Jones called the leaks "irresponsible" and added that they "will not impact our ongoing commitment" to Afghanistan and Pakistan and to "to defeat our common enemies."

Jones said the documents posted by Wikileaks cover a period of time from January 2004 to December 2009 -- that is, before Obama announced a new strategy for prosecuting the war, which strategy addresses some of the concerns the leaked documents raise.

A spokesman for Afghan President Hamid Karzai, however, said the war on terrorism will not succeed until the problem of "the role forces behind the borders of Afghanistan play in destabilizing activity here in Afghanistan," clearly referring to forces with Pakistan.

Pakistan denied that its secret police, as alleged in the leaked documents, is supporting the Taliban.
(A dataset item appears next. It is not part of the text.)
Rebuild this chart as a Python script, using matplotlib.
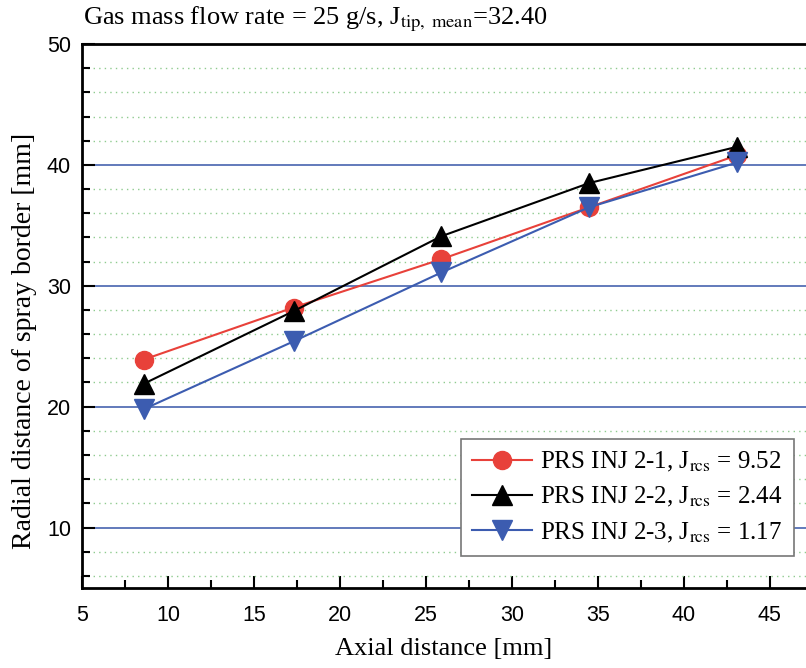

The Pentagon said, that while they are still reviewing the leaked documents to assess their impact, what their reviewers have read so far is not greatly troubling.

"Much of what the Pentagon has discovered early in the investigation is that the documents are classified at a 'secret' level, and not 'top-secret,' which is reserved for more sensitive material,"  said Marine Corps Col. Dave Lapan, a Pentagon spokesman.

"There's nothing we've seen so far that is particularly relevant," Lapan said.

But Kerry spokesman Frederick Jones said that many of Sen. Kerry's concerns have been reinforced by what he's read so far in the leaked reports.